Collected data:
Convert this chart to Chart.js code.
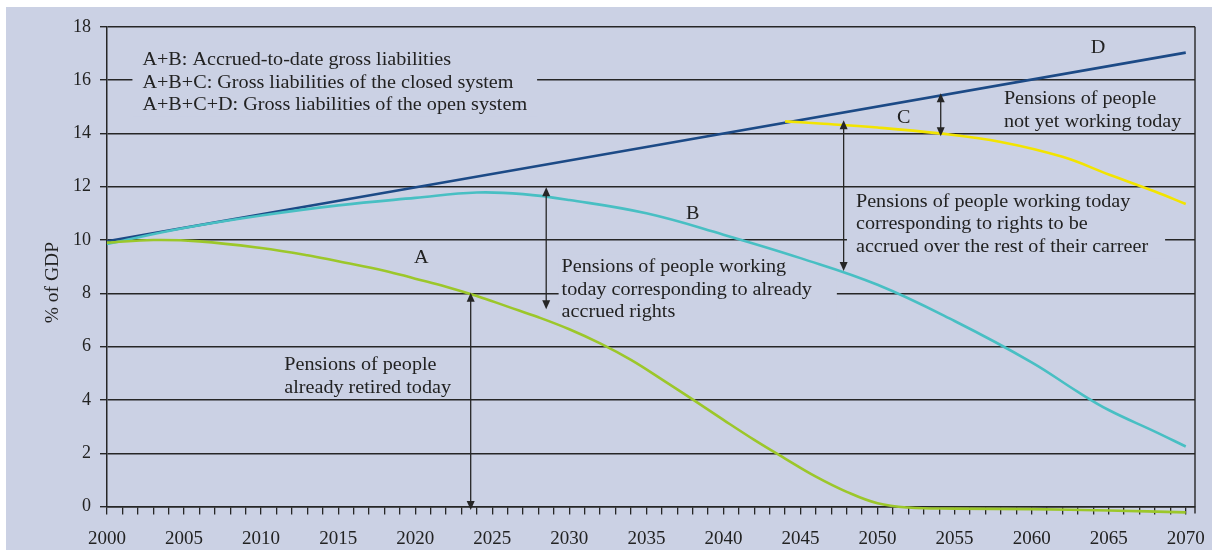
<!DOCTYPE html>
<html>
<head>
<meta charset="utf-8">
<script src="https://cdn.jsdelivr.net/npm/chart.js@4.4.1/dist/chart.umd.min.js"></script>
<style>
body { margin: 0; background: #ffffff; }
#box { position: absolute; left: 6px; top: 7px; width: 1206px; height: 543px; background: #cbd1e4; }
</style>
</head>
<body>
<div id="box"><canvas id="pensionChart" width="1206" height="543"></canvas></div>
<script>
// A: pensions of people already retired today
const years_A = [2000, 2003, 2006, 2010, 2013, 2015, 2018, 2020, 2022, 2024, 2026, 2028, 2030, 2032, 2034, 2036, 2038, 2040, 2042, 2044, 2046, 2048, 2050, 2052, 2055, 2060, 2065, 2070];
const values_A = [9.9, 10.0, 9.95, 9.7, 9.43, 9.2, 8.85, 8.55, 8.25, 7.9, 7.5, 7.1, 6.65, 6.12, 5.5, 4.77, 4.02, 3.25, 2.5, 1.8, 1.12, 0.55, 0.12, -0.04, -0.08, -0.1, -0.15, -0.22];
// A+B
const years_B = [2000, 2005, 2010, 2015, 2020, 2024, 2027, 2030, 2035, 2040, 2045, 2050, 2055, 2060, 2063, 2065, 2068, 2070];
const values_B = [9.85, 10.45, 10.92, 11.3, 11.58, 11.78, 11.72, 11.5, 11.0, 10.2, 9.32, 8.32, 6.96, 5.41, 4.3, 3.62, 2.81, 2.25];
// A+B+C
const years_C = [2044, 2046, 2050, 2054, 2058, 2062, 2065, 2068, 2070];
const values_C = [14.45, 14.38, 14.22, 14.0, 13.68, 13.12, 12.46, 11.82, 11.35];
// A+B+C+D
const years_D = [2000, 2070];
const values_D = [9.95, 17.03];

const first_year = 2000;
const last_year = 2070;
const x_labels_every = 5;
const y_ticks = [0, 2, 4, 6, 8, 10, 12, 14, 16, 18];

const bg_color = '#cbd1e4';
const ink = '#262626';
const serif = '"Liberation Serif", "DejaVu Serif", serif';
const note_font = '18px ' + serif;
const note_stretch = 1.12;
const line_h = 22.5;

// text notes, anchored in data coordinates (year, % of GDP)
const notes = [
    {lines: ['A+B: Accrued-to-date gross liabilities', 'A+B+C: Gross liabilities of the closed system', 'A+B+C+D: Gross liabilities of the open system'], year: 2002.3, value: 16.77, box: [10, 10]},
    {lines: ['D'], year: 2064.3, value: 17.25, align: 'center'},
    {lines: ['C'], year: 2051.7, value: 14.6, align: 'center'},
    {lines: ['B'], year: 2038.0, value: 11.02, align: 'center'},
    {lines: ['A'], year: 2020.4, value: 9.36, align: 'center'},
    {lines: ['Pensions of people', 'not yet working today'], year: 2058.2, value: 15.3},
    {lines: ['Pensions of people working today', 'corresponding to rights to be', 'accrued over the rest of their carreer'], year: 2048.6, value: 11.46, box: [9, 17]},
    {lines: ['Pensions of people working', 'today corresponding to already', 'accrued rights'], year: 2029.5, value: 9.0, box: [3, 25]},
    {lines: ['Pensions of people', 'already retired today'], year: 2011.5, value: 5.32}
];

// vertical double arrows: year, top tip value, bottom tip value
const arrows = [
    [2023.6, 8.02, -0.13],
    [2028.5, 11.98, 7.4],
    [2047.8, 14.49, 8.84],
    [2054.1, 15.51, 13.89]
];

function to_points(xs, ys) {
    return xs.map((x, i) => ({x: x, y: ys[i]}));
}

function draw_note(ctx, chart, note) {
    const x = chart.scales.x.getPixelForValue(note.year);
    const y = chart.scales.y.getPixelForValue(note.value);
    ctx.save();
    ctx.font = note_font;
    if (note.box) {
        const w = Math.max(...note.lines.map(l => ctx.measureText(l).width)) * note_stretch;
        ctx.fillStyle = bg_color;
        ctx.fillRect(x - note.box[0], y - line_h / 2 - 1, w + note.box[0] + note.box[1], note.lines.length * line_h + 2);
    }
    ctx.translate(x, 0);
    ctx.scale(note_stretch, 1);
    ctx.fillStyle = '#222';
    ctx.textAlign = note.align || 'left';
    ctx.textBaseline = 'middle';
    note.lines.forEach((l, i) => ctx.fillText(l, 0, y + 1 + i * line_h));
    ctx.restore();
}

function draw_arrow(ctx, x, y1, y2) {
    const head = 9, half = 4;
    ctx.strokeStyle = ink;
    ctx.fillStyle = ink;
    ctx.lineWidth = 1.3;
    ctx.beginPath();
    ctx.moveTo(x, y1 + head - 1);
    ctx.lineTo(x, y2 - head + 1);
    ctx.stroke();
    ctx.beginPath();
    ctx.moveTo(x, y1);
    ctx.lineTo(x - half, y1 + head);
    ctx.lineTo(x + half, y1 + head);
    ctx.closePath();
    ctx.fill();
    ctx.beginPath();
    ctx.moveTo(x, y2);
    ctx.lineTo(x - half, y2 - head);
    ctx.lineTo(x + half, y2 - head);
    ctx.closePath();
    ctx.fill();
}

const notesPlugin = {
    id: 'notes',
    beforeDatasetsDraw(chart) {
        const ctx = chart.ctx;
        const area = chart.chartArea;
        ctx.save();
        // right frame line
        ctx.strokeStyle = ink;
        ctx.lineWidth = 1.4;
        ctx.beginPath();
        ctx.moveTo(area.right, area.top);
        ctx.lineTo(area.right, area.bottom + 7);
        ctx.stroke();
        notes.forEach(n => draw_note(ctx, chart, n));
        // y axis title
        ctx.translate(area.left - 54, chart.scales.y.getPixelForValue(8.4));
        ctx.rotate(-Math.PI / 2);
        ctx.font = '19.5px ' + serif;
        ctx.fillStyle = '#222';
        ctx.textAlign = 'center';
        ctx.textBaseline = 'middle';
        ctx.fillText('% of GDP', 0, 0);
        ctx.restore();
    },
    afterDatasetsDraw(chart) {
        const ctx = chart.ctx;
        ctx.save();
        arrows.forEach(a => {
            draw_arrow(ctx, chart.scales.x.getPixelForValue(a[0]),
                chart.scales.y.getPixelForValue(a[1]),
                chart.scales.y.getPixelForValue(a[2]));
        });
        ctx.restore();
    }
};

function line_set(label, xs, ys, color) {
    return {
        label: label,
        data: to_points(xs, ys),
        borderColor: color,
        borderWidth: 2.6,
        pointRadius: 0,
        fill: false,
        clip: false,
        tension: 0.4
    };
}

const ctx = document.getElementById('pensionChart').getContext('2d');
const pensionChart = new Chart(ctx, {
    type: 'line',
    data: {
        datasets: [
            line_set('A', years_A, values_A, '#9cc72a'),
            line_set('A+B', years_B, values_B, '#48bfc3'),
            line_set('A+B+C', years_C, values_C, '#f2e400'),
            line_set('A+B+C+D', years_D, values_D, '#1c4a86')
        ]
    },
    options: {
        responsive: false,
        animation: false,
        layout: { padding: { top: 19, right: 17, left: 0, bottom: 0 } },
        plugins: {
            legend: { display: false },
            tooltip: { enabled: false }
        },
        scales: {
            x: {
                type: 'linear',
                min: first_year,
                max: last_year + 0.6,
                afterBuildTicks: scale => {
                    const t = [];
                    for (let yr = first_year; yr <= last_year; yr++) t.push({value: yr});
                    scale.ticks = t;
                },
                afterFit: scale => {
                    scale.height = 43.5;
                    scale.paddingLeft = 0;
                    scale.paddingRight = 0;
                },
                ticks: {
                    autoSkip: false,
                    maxRotation: 0,
                    padding: 13,
                    color: '#222',
                    font: { family: serif, size: 19 },
                    callback: v => (v % x_labels_every === 0 ? String(v) : '')
                },
                grid: { drawOnChartArea: false, drawTicks: true, tickLength: 8, color: ink, lineWidth: 1.3 },
                border: { display: true, color: ink, width: 1.5 }
            },
            y: {
                min: 0,
                max: 18,
                afterBuildTicks: scale => {
                    scale.ticks = y_ticks.map(v => ({value: v}));
                },
                afterFit: scale => { scale.width = 101; },
                ticks: {
                    padding: 9,
                    color: '#222',
                    font: { family: serif, size: 18 }
                },
                grid: { color: ink, lineWidth: 1.4, tickLength: 7 },
                border: { display: true, color: ink, width: 1.5 }
            }
        }
    },
    plugins: [notesPlugin]
});
</script>
</body>
</html>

The problem: Give again, exactly, the lines from the start of the data through the one holding "14, 16, 18];"; omit the pictures.

Answer to the problem:
Convert this chart to Chart.js code.
<!DOCTYPE html>
<html>
<head>
<meta charset="utf-8">
<script src="https://cdn.jsdelivr.net/npm/chart.js@4.4.1/dist/chart.umd.min.js"></script>
<style>
body { margin: 0; background: #ffffff; }
#box { position: absolute; left: 6px; top: 7px; width: 1206px; height: 543px; background: #cbd1e4; }
</style>
</head>
<body>
<div id="box"><canvas id="pensionChart" width="1206" height="543"></canvas></div>
<script>
// A: pensions of people already retired today
const years_A = [2000, 2003, 2006, 2010, 2013, 2015, 2018, 2020, 2022, 2024, 2026, 2028, 2030, 2032, 2034, 2036, 2038, 2040, 2042, 2044, 2046, 2048, 2050, 2052, 2055, 2060, 2065, 2070];
const values_A = [9.9, 10.0, 9.95, 9.7, 9.43, 9.2, 8.85, 8.55, 8.25, 7.9, 7.5, 7.1, 6.65, 6.12, 5.5, 4.77, 4.02, 3.25, 2.5, 1.8, 1.12, 0.55, 0.12, -0.04, -0.08, -0.1, -0.15, -0.22];
// A+B
const years_B = [2000, 2005, 2010, 2015, 2020, 2024, 2027, 2030, 2035, 2040, 2045, 2050, 2055, 2060, 2063, 2065, 2068, 2070];
const values_B = [9.85, 10.45, 10.92, 11.3, 11.58, 11.78, 11.72, 11.5, 11.0, 10.2, 9.32, 8.32, 6.96, 5.41, 4.3, 3.62, 2.81, 2.25];
// A+B+C
const years_C = [2044, 2046, 2050, 2054, 2058, 2062, 2065, 2068, 2070];
const values_C = [14.45, 14.38, 14.22, 14.0, 13.68, 13.12, 12.46, 11.82, 11.35];
// A+B+C+D
const years_D = [2000, 2070];
const values_D = [9.95, 17.03];

const first_year = 2000;
const last_year = 2070;
const x_labels_every = 5;
const y_ticks = [0, 2, 4, 6, 8, 10, 12, 14, 16, 18];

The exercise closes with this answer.